» **Given request**
Take the lines from the head of the listing through the one bearing "const gridMax = 0.505;" and copy them exactly, leaving every picture out.

- - - - - - -

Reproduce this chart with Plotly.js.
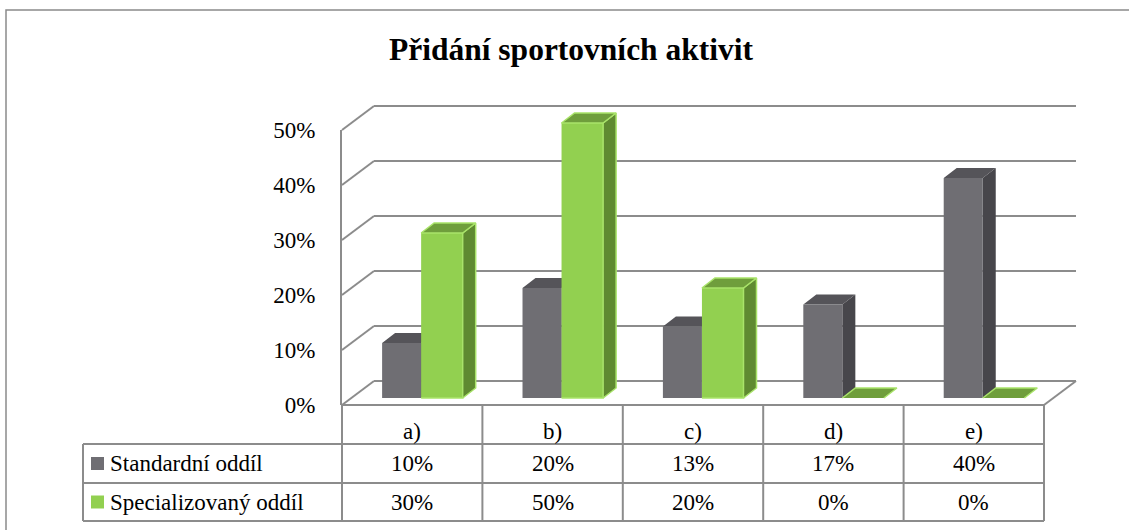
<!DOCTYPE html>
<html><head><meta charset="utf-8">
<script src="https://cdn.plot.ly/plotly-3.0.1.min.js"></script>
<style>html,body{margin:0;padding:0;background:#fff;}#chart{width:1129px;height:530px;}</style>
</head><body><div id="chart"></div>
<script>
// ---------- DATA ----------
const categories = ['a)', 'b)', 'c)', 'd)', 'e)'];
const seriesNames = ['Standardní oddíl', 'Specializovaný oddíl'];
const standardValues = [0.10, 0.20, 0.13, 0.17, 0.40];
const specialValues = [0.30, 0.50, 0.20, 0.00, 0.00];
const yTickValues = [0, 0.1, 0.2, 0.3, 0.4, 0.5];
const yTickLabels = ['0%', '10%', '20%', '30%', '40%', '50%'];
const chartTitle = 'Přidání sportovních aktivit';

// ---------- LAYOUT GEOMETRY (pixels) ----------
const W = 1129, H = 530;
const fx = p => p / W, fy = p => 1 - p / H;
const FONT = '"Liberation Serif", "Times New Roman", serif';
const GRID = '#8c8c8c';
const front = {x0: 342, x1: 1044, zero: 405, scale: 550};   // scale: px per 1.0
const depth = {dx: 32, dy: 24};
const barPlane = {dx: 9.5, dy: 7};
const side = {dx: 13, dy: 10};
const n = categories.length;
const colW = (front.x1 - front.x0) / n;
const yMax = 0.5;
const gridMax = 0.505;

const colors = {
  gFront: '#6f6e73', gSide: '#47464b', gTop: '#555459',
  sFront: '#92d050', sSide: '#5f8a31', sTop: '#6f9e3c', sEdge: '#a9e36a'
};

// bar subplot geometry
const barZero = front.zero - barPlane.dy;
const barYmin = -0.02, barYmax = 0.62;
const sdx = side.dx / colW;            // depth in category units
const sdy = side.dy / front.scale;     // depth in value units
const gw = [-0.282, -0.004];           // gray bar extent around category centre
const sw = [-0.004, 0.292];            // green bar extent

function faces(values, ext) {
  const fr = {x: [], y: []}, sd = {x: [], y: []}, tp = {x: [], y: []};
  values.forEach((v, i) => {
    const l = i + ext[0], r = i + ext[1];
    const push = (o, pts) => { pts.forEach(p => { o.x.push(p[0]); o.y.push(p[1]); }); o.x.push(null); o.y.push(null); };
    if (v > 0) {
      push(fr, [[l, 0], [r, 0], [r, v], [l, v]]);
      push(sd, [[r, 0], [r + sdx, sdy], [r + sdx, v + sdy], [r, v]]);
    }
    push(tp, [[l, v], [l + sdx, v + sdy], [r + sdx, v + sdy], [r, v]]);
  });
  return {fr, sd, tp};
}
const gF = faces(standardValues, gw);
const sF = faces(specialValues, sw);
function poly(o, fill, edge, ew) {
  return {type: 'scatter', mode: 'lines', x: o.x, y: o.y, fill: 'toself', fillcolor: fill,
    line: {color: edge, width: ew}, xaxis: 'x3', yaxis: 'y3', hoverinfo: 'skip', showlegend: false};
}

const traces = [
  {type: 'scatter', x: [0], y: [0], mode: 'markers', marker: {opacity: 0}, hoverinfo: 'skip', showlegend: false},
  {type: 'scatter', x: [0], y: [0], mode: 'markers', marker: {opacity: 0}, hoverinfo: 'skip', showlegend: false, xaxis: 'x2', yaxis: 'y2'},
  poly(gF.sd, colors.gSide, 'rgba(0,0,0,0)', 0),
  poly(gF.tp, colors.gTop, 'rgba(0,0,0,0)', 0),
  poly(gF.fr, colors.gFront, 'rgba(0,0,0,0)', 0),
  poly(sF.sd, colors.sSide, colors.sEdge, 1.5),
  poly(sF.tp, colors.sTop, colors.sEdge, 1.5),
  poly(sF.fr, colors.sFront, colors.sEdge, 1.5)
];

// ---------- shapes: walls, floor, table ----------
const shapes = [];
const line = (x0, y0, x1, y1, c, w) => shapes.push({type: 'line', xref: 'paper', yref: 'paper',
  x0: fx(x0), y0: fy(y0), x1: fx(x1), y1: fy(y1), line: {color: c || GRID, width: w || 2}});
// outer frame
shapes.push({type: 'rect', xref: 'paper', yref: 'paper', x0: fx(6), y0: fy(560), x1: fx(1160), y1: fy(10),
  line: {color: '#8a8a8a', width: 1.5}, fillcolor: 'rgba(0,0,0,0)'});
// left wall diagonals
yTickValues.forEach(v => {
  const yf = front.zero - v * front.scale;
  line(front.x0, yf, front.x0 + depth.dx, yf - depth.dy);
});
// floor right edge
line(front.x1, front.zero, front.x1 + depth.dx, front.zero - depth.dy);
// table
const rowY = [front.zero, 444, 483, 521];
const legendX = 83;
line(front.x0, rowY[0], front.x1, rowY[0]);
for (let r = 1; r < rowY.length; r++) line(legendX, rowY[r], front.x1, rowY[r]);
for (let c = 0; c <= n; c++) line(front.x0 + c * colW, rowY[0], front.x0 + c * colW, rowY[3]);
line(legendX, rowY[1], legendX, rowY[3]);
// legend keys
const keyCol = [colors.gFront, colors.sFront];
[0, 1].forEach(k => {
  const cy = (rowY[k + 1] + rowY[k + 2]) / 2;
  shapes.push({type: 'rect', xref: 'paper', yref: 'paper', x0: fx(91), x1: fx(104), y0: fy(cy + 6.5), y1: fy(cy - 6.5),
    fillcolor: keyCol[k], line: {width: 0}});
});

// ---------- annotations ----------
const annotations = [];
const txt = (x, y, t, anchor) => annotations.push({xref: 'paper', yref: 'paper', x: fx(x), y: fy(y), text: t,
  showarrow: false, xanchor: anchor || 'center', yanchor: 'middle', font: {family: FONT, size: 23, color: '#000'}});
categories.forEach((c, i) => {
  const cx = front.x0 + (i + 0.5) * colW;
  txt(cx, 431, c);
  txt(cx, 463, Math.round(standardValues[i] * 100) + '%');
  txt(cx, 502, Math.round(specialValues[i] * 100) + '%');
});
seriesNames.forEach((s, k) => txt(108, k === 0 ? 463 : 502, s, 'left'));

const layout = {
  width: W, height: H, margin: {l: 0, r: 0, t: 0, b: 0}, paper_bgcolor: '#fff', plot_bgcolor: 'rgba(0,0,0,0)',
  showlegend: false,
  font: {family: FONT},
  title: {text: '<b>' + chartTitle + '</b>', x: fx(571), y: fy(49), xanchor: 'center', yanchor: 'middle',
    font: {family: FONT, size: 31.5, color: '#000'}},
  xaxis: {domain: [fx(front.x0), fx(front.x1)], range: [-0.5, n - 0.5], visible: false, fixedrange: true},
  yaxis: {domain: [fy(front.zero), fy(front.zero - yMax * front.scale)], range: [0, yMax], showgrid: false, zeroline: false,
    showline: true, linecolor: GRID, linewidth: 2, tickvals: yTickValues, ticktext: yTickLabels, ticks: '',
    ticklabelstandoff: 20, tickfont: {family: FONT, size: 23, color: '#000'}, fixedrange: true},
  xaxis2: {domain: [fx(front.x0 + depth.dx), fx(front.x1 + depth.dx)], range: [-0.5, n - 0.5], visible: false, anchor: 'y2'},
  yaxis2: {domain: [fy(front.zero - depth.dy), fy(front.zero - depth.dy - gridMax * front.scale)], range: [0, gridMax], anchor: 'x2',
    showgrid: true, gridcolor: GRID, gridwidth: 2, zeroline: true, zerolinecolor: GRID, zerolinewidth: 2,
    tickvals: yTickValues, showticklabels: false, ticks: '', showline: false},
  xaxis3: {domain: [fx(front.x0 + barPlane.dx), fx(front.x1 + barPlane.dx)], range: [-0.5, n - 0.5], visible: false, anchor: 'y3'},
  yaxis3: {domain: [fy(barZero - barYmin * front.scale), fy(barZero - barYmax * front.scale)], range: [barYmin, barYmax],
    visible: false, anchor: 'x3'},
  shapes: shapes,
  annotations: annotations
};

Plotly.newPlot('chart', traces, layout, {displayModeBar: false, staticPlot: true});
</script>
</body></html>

- - - - - - -

» **Written response**
Reproduce this chart with Plotly.js.
<!DOCTYPE html>
<html><head><meta charset="utf-8">
<script src="https://cdn.plot.ly/plotly-3.0.1.min.js"></script>
<style>html,body{margin:0;padding:0;background:#fff;}#chart{width:1129px;height:530px;}</style>
</head><body><div id="chart"></div>
<script>
// ---------- DATA ----------
const categories = ['a)', 'b)', 'c)', 'd)', 'e)'];
const seriesNames = ['Standardní oddíl', 'Specializovaný oddíl'];
const standardValues = [0.10, 0.20, 0.13, 0.17, 0.40];
const specialValues = [0.30, 0.50, 0.20, 0.00, 0.00];
const yTickValues = [0, 0.1, 0.2, 0.3, 0.4, 0.5];
const yTickLabels = ['0%', '10%', '20%', '30%', '40%', '50%'];
const chartTitle = 'Přidání sportovních aktivit';

// ---------- LAYOUT GEOMETRY (pixels) ----------
const W = 1129, H = 530;
const fx = p => p / W, fy = p => 1 - p / H;
const FONT = '"Liberation Serif", "Times New Roman", serif';
const GRID = '#8c8c8c';
const front = {x0: 342, x1: 1044, zero: 405, scale: 550};   // scale: px per 1.0
const depth = {dx: 32, dy: 24};
const barPlane = {dx: 9.5, dy: 7};
const side = {dx: 13, dy: 10};
const n = categories.length;
const colW = (front.x1 - front.x0) / n;
const yMax = 0.5;
const gridMax = 0.505;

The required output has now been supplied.